Cost model
The cost model the optimizer minimizes: holding cost + shortage cost = expected total cost.
The two cost components
AInventory's optimizer minimizes a cost function with two terms:
Expected total cost = E[Holding] + E[Shortage]
Both are calculated as averages over all Monte Carlo scenarios for a SKU.
Holding (cost of carrying inventory)
Holding captures the cost of having units in stock that did not sell:
Holding = (Σ_{h=1}^{W} inv_end[h]) × storage_rate
The storage rate is the cost per unit per period of carrying inventory (including the cost of tied-up capital, physical space, and obsolescence risk). The sum of ending inventories over the W horizons of the window penalizes accumulated excess: the more surplus stock held for longer, the higher the holding cost.
Shortage (cost of stockout)
Shortage captures the cost of being unable to fulfill demand:
Shortage = unserved_units × shortage_penalty
The shortage penalty reflects the unit cost of not having inventory when it is needed: lost sales, contractual penalties, emergency replenishment, or damage to the customer relationship. In most contexts, the shortage penalty far exceeds the storage rate — sometimes by an order of magnitude — which leads the optimizer to favor high service levels.
Why there is no ordering cost
The model does not include an ordering cost (setup cost or fixed cost per order). In practice, most product categories in AInventory have marginal or zero ordering costs (electronic purchase orders, established supplier relationships). The only constraint on order size is the MOQ (Minimum Order Quantity): if the computed Q is smaller than the supplier's MOQ, it is rounded up to the MOQ.
Without an ordering cost, the model never has an incentive to place large orders to "make the trip worthwhile"; the only brake is the MOQ. This means the optimal order size genuinely reflects the needed coverage without distortions from artificial economies of scale.
The total cost vs k curve
For policies that use the k factor, the optimizer evaluates each value in the k grid and computes the corresponding expected total cost. The resulting curve is U-shaped (convex) with a minimum:
- For very low k: holding is small but shortage dominates. Stock is insufficient to cover high-demand scenarios.
- For very high k: shortage is nearly zero but holding dominates. Stock exceeds what realistic demand can absorb.
- At the optimal point k*: marginal increments of k no longer reduce shortage enough to offset the increase in holding.
The system identifies k* as the argmin of that curve:
k* = argmin_{k} E[holding(k) + shortage(k)]

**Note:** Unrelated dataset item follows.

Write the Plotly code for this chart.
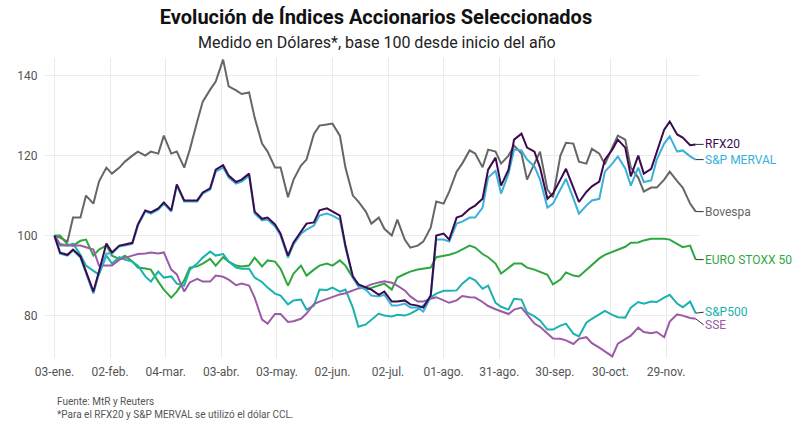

Cost dominance as a diagnostic
The composition of total cost at the optimal k also has diagnostic value:
- If holding dominates: the system is oversized for this SKU. The optimizer may be responding to an excessively high shortage penalty parameter, or the SKU may have a very stable demand pattern that does not justify so much buffer.
- If shortage dominates: the system is undersized. The lead time is probably long, demand is highly volatile, or the shortage penalty does not reflect the true cost of stockouts.
Neither case is a model error: they are signals about input parameters or SKU characteristics that the planner can investigate.